L'analisi
Dazi Usa e avanzata cinese: la riscossa dell’Europa passa dal Mediterraneo
Il Vecchio Continente si ritrova stretto fra le ganasce di una tenaglia: da un canto le tariffe americane, dall’altro l’espansionismo commerciale di Pechino
Va’ dove ti porta il cuore, o il mercato. Le logiche, per certi versi, non differiscono. Quando un mercato si chiude, le merci cercano nuove rotte. Ed è per questo che i dazi di Trump rischiano di tramutare l’Europa nella valvola di sfogo delle esportazioni cinesi. Il Vecchio Continente si ritrova stretto fra le ganasce di una tenaglia: da un canto le tariffe americane, dall’altro l’espansionismo commerciale di Pechino.
Lo scorso luglio l’export cinese verso l’Unione ha avuto un’impennata di quasi il 10% (+7% nel primo semestre del 2025). Contemporaneamente, l’export verso la Cina precipita, portando la bilancia commerciale a smarrire sempre più il suo equilibrio. Per l’Italia, terzo Paese europeo per importazioni dal Dragone, tale realtà si traduce in pressione sul mercato interno. Piccole e medie imprese, infatti, sono costrette a misurarsi con una concorrenza di prezzi che non riescono più a reggere. L’Europa, di fronte a questo scenario, sembra voler tentare di ricomporre l’asimmetria muovendosi lungo la linea del cosiddetto «de-risking»: ridurre la dipendenza da Pechino nei settori critici senza erigere nuove barriere. In tal senso, la visita dello scorso luglio a Pechino dei leader europei in occasione dei cinquant’anni della riattivazione delle relazioni diplomatiche, è parsa più che una celebrazione un esercizio di prudente contenimento.
Ma può bastare? La realtà resta assai preoccupante: il sigillo cinese sul porto del Pireo e la crescente presenza in quello di Valencia attestano come la Via della Seta marittima abbia piantato solide ancore nel Mediterraneo. Trieste e Genova restano ancora porti «europei». Non per questo però possono ritenersi al riparo dall’interesse strategico di Pechino. Di tale stato di cose non ci si può meravigliare. Il Mare Nostrum è da secoli teatro di contese. E dove un tempo si affrontavano le flotte, oggi si punta al dominio di porti e catene logistiche.
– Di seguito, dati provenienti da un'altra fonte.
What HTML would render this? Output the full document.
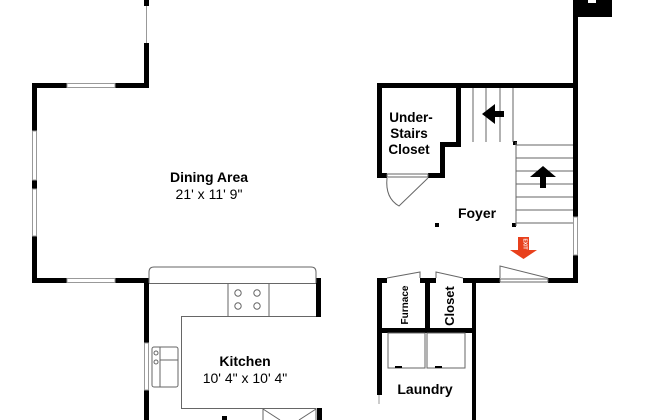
<!DOCTYPE html>
<html><head><style>body{margin:0;background:#fff}svg{display:block}</style></head><body>
<svg width="650" height="420" viewBox="0 0 650 420" xmlns="http://www.w3.org/2000/svg" font-family="Liberation Sans, sans-serif">
<rect width="650" height="420" fill="#fff"/>
<g fill="#000">
<!-- dining walls -->
<rect x="144" y="0" width="5" height="6"/>
<rect x="144" y="43" width="5" height="45"/>
<rect x="32" y="83" width="35" height="5"/>
<rect x="115" y="83" width="34" height="5"/>
<rect x="32" y="83" width="5" height="48"/>
<rect x="32" y="180" width="5" height="9"/>
<rect x="32" y="236" width="5" height="47"/>
<rect x="32" y="278" width="35" height="5"/>
<rect x="115" y="278" width="34" height="5"/>
<rect x="144" y="278" width="5" height="65"/>
<rect x="144" y="390" width="5" height="30"/>
<rect x="316" y="278" width="5" height="39"/>
<rect x="317" y="408" width="5" height="12"/>
<rect x="222" y="416" width="5" height="4"/>
<!-- right part -->
<rect x="573" y="0" width="39" height="17"/>
<rect x="573" y="0" width="5" height="217"/>
<rect x="573" y="255" width="5" height="28"/>
<rect x="377" y="83" width="201" height="5"/>
<rect x="377" y="83" width="5" height="95"/>
<rect x="456" y="83" width="5" height="64"/>
<rect x="440" y="142" width="21" height="5"/>
<rect x="440" y="142" width="5" height="36"/>
<rect x="377" y="173" width="10" height="5"/>
<rect x="428" y="173" width="17" height="5"/>
<rect x="513" y="141" width="4" height="4"/>
<rect x="435" y="223" width="4" height="4"/>
<rect x="512" y="223" width="4" height="4"/>
<!-- foyer bottom -->
<rect x="377" y="278" width="10" height="5"/>
<rect x="420" y="278" width="16" height="5"/>
<rect x="463" y="278" width="37" height="5"/>
<rect x="548" y="278" width="30" height="5"/>
<rect x="377" y="278" width="5" height="117"/>
<rect x="425" y="278" width="5" height="55"/>
<rect x="472" y="278" width="4" height="142"/>
<rect x="377" y="328" width="99" height="5"/>
</g>
<rect x="588" y="0" width="8" height="3" fill="#fff"/>
<g fill="none" stroke="#999" stroke-width="1">
<!-- windows -->
<line x1="146.5" y1="6" x2="146.5" y2="43"/>
<rect x="67" y="83.5" width="48" height="4"/>
<rect x="67" y="278.5" width="48" height="4"/>
<rect x="32.5" y="131" width="4" height="49"/>
<rect x="32.5" y="189" width="4" height="47"/>
<rect x="144.5" y="343" width="4" height="47"/>
<rect x="573.5" y="217" width="4" height="38"/>
<line x1="379" y1="395" x2="379" y2="404"/>
</g>
<g fill="none" stroke="#666" stroke-width="1">
<!-- counter -->
<path d="M149,283 V272 Q149,267 154,267 H311 Q316,267 316,272 V283"/>
<line x1="149" y1="283.5" x2="316" y2="283.5"/>
<path d="M316,316.5 H181.5 V408.5 H263"/>
<rect x="228" y="283.5" width="41" height="33"/>
<circle cx="238" cy="293" r="3.2"/><circle cx="257" cy="293" r="3.2"/>
<circle cx="238" cy="306" r="3.2"/><circle cx="257" cy="306" r="3.2"/>
<rect x="152" y="347" width="26" height="40" rx="2"/>
<line x1="160" y1="360" x2="178" y2="360"/>
<line x1="160" y1="347" x2="160" y2="387"/>
<circle cx="156" cy="353" r="2"/><circle cx="156" cy="362" r="2"/>
<rect x="263" y="408.5" width="53" height="12"/>
<path d="M263,409 L280,420 M316,409 L299,420"/>
<!-- stairs -->
<line x1="473" y1="88" x2="473" y2="142"/>
<line x1="486" y1="88" x2="486" y2="142"/>
<line x1="500" y1="88" x2="500" y2="142"/>
<line x1="513" y1="88" x2="513" y2="142"/>
<line x1="516" y1="142" x2="516" y2="226"/>
<line x1="516" y1="145" x2="573" y2="145"/>
<line x1="516" y1="158" x2="573" y2="158"/>
<line x1="516" y1="171" x2="573" y2="171"/>
<line x1="516" y1="184" x2="573" y2="184"/>
<line x1="516" y1="197" x2="573" y2="197"/>
<line x1="516" y1="210" x2="573" y2="210"/>
<line x1="516" y1="223" x2="573" y2="223"/>
<!-- doors -->
<rect x="387" y="174" width="41" height="3"/>
<path d="M387,178 Q385,198 399,206 L428,178"/>
<path d="M387,278 L420,272 V278"/>
<path d="M436,278 V272 L463,278"/>
<path d="M500,278 V266 L548,278"/>
<rect x="500" y="279" width="48" height="3"/>
<rect x="388" y="333" width="37" height="35"/>
<rect x="427" y="333" width="38" height="35"/>
</g>
<rect x="395" y="366" width="7" height="2"/>
<rect x="435" y="366" width="7" height="2"/>
<!-- arrows -->
<path d="M482,114 L495,104 V111 H504 V117 H495 V124 Z" fill="#000"/>
<path d="M530,177 L543,166 L556,177 H546 V188 H540 V177 Z" fill="#000"/>
<path d="M518,237 H529 V250 H537 L523.5,259 L510,250 H518 Z" fill="#e8401c"/>
<text x="523.5" y="244" font-size="5" fill="#fff" font-weight="bold" text-anchor="middle" transform="rotate(90 523.5 244)">EXIT</text>
<g text-anchor="middle" fill="#000">
<text x="209" y="182" font-size="14" font-weight="bold">Dining Area</text>
<text x="209" y="199" font-size="14">21' x 11' 9"</text>
<text x="245" y="366" font-size="14" font-weight="bold">Kitchen</text>
<text x="245" y="383" font-size="14">10' 4" x 10' 4"</text>
<text x="411" y="122" font-size="13.5" font-weight="bold">Under-</text>
<text x="409" y="138" font-size="13.5" font-weight="bold">Stairs</text>
<text x="409" y="154" font-size="13.5" font-weight="bold">Closet</text>
<text x="477" y="218" font-size="14" font-weight="bold">Foyer</text>
<text x="425" y="394" font-size="14" font-weight="bold">Laundry</text>
<text x="0" y="0" font-size="10" font-weight="bold" transform="translate(408 305) rotate(-90)">Furnace</text>
<text x="0" y="0" font-size="13" font-weight="bold" transform="translate(454 306) rotate(-90)">Closet</text>
</g>
</svg>
</body></html>
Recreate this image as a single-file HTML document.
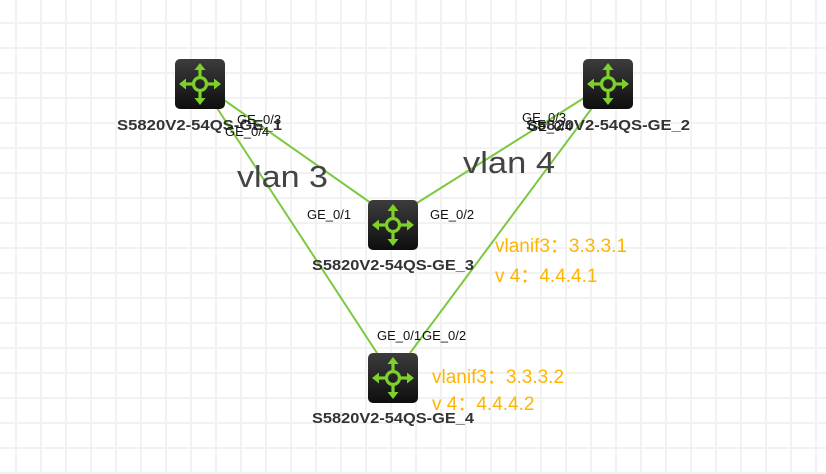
<!DOCTYPE html>
<html><head><meta charset="utf-8"><style>
html,body{margin:0;padding:0;background:#fff;}
svg{display:block;}
</style></head><body>
<svg width="826" height="474" viewBox="0 0 826 474" xmlns="http://www.w3.org/2000/svg">
<defs>
<pattern id="g" x="15" y="22" width="25" height="25" patternUnits="userSpaceOnUse">
<rect x="0" y="0" width="2" height="25" fill="#f2f2f2"/>
<rect x="0" y="0" width="25" height="2" fill="#f2f2f2"/>
</pattern>
<linearGradient id="ig" x1="0" y1="0" x2="0" y2="1">
<stop offset="0" stop-color="#3c3c3c"/><stop offset="1" stop-color="#0e0e0e"/>
</linearGradient>
<g id="icon">
<rect x="0" y="0" width="50" height="50" rx="5" fill="url(#ig)"/>
<g stroke="#7ed02a" stroke-width="3.2" fill="none" stroke-linecap="butt">
<circle cx="25" cy="25" r="6.5"/>
<line x1="25" y1="18.5" x2="25" y2="8"/><line x1="25" y1="31.5" x2="25" y2="42"/>
<line x1="18.5" y1="25" x2="8" y2="25"/><line x1="31.5" y1="25" x2="42" y2="25"/>
</g>
<g fill="#7ed02a">
<polygon points="25,4 19.5,11 30.5,11"/><polygon points="25,46 19.5,39 30.5,39"/>
<polygon points="4,25 11,19.5 11,30.5"/><polygon points="46,25 39,19.5 39,30.5"/>
</g>
</g>
</defs>
<rect width="826" height="474" fill="url(#g)"/>
<g stroke="#7cc940" stroke-width="2">
<line x1="224" y1="100" x2="378" y2="208"/>
<line x1="217" y1="108" x2="377" y2="353"/>
<line x1="584" y1="98" x2="409" y2="208"/>
<line x1="592" y1="108" x2="410" y2="353"/>
</g>
<use href="#icon" x="175" y="59"/>
<use href="#icon" x="583" y="59"/>
<use href="#icon" x="368" y="200"/>
<use href="#icon" x="368" y="353"/>
<g font-family="Liberation Sans, Arial, sans-serif" font-weight="bold" font-size="15" fill="#333">
<text x="117" y="130" textLength="165" lengthAdjust="spacingAndGlyphs">S5820V2-54QS-GE_1</text>
<text x="526" y="130" textLength="164" lengthAdjust="spacingAndGlyphs">S5820V2-54QS-GE_2</text>
<text x="312" y="270" textLength="162" lengthAdjust="spacingAndGlyphs">S5820V2-54QS-GE_3</text>
<text x="312" y="423" textLength="162" lengthAdjust="spacingAndGlyphs">S5820V2-54QS-GE_4</text>
</g>
<g font-family="Liberation Sans, Arial, sans-serif" font-size="13" fill="#111">
<text x="237" y="124">GE_0/3</text>
<text x="225" y="136">GE_0/4</text>
<text x="522" y="122">GE_0/3</text>
<text x="528" y="131">GE_0/4</text>
<text x="307" y="219">GE_0/1</text>
<text x="430" y="219">GE_0/2</text>
<text x="377" y="340">GE_0/1</text>
<text x="422" y="340">GE_0/2</text>
</g>
<g font-family="Liberation Sans, Arial, sans-serif" font-size="31" fill="#444">
<text x="237" y="187" textLength="91" lengthAdjust="spacingAndGlyphs">vlan 3</text>
<text x="463" y="173" textLength="92" lengthAdjust="spacingAndGlyphs">vlan 4</text>
</g>
<g font-family="Liberation Sans, 'Noto Sans CJK SC', sans-serif" font-size="19" fill="#ffb400">
<text x="495" y="252">vlanif3：3.3.3.1</text>
<text x="495" y="282">v 4：4.4.4.1</text>
<text x="432" y="383">vlanif3：3.3.3.2</text>
<text x="432" y="410">v 4：4.4.4.2</text>
</g>
</svg>
</body></html>
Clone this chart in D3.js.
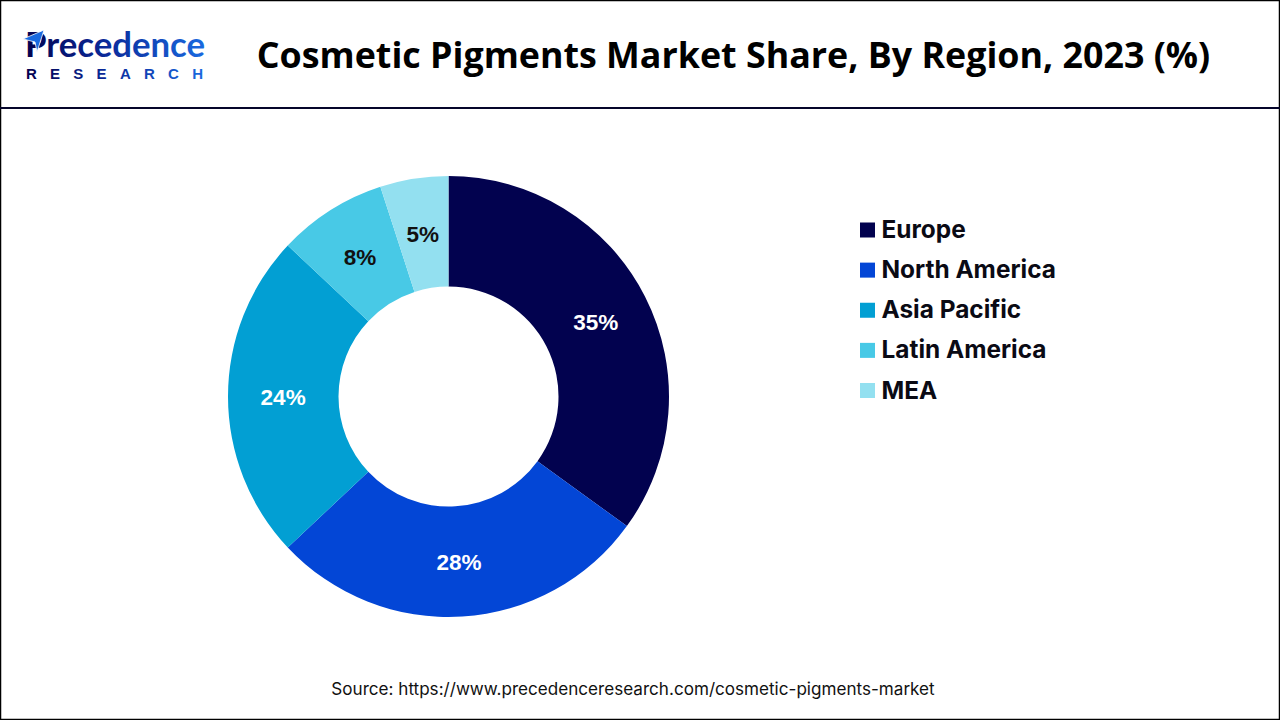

Noi europei, dunque, se non possiamo sfidare la Cina sui terreni di prezzi e quantità, dobbiamo puntare sulla prossimità, la rapidità, la garanzia certificata della qualità. Le merci che salpano dall’Asia impiegano settimane per giungere sulle nostre coste. Le «filiere corte» del Mediterraneo, al contrario, possono ridurre le distanze, accelerare le consegne e trasformare la vicinanza geografica tra Europa e Africa in un vantaggio competitivo. Perfino superfluo aggiungere come l’Italia, per la sua collocazione geopolitica, si candidi naturalmente a divenire il baricentro di questa rete logistica. E a rappresentare lo snodo dal quale far passare la redistribuzione del valore tra le due sponde del Mare: ricerca, design e rifinitura da un canto; lavorazioni più standardizzate dall’altro.
In tale cornice, porti come Gioia Tauro e Taranto, se connessi adeguatamente con retroporti e ferrovie, possono aspirare ad assurgere a «porte d’Europa». La prospettiva è più facile da enunciare che da realizzare concretamente. C’è un problema di mezzi e di strumenti, certo, ma ancor più di volontà politica.
Bisogna innanzitutto evitare che l’alterazione degli equilibri globali provocata da Trump spinga Bruxelles a gettarsi nelle braccia della Cina. Il problema, semmai, è quello di ridurre le nostre tradizionali dipendenze senza generarne di nuove. La storia recente dovrebbe avercelo insegnato. Dalle mascherine cinesi durante la pandemia, al gas russo dopo l’invasione dell’Ucraina, fino a giungere ai «conti» a cui oggi ci costringe il monopolio tecnologico americano, la musica non cambia: l’Europa necessita di un’autentica autonomia strategica. E questa passa dall’economia non meno che dagli armamenti.
Per tale ragione il Mediterraneo, per la sovranità europea, è un banco di prova. Su commercio e trasporto marittimo, in particolare, si giocano partite decisive per il continente. Ed è per questo che oggi la «questione» del Mezzogiorno non può essere inquadrata che in tale contesto.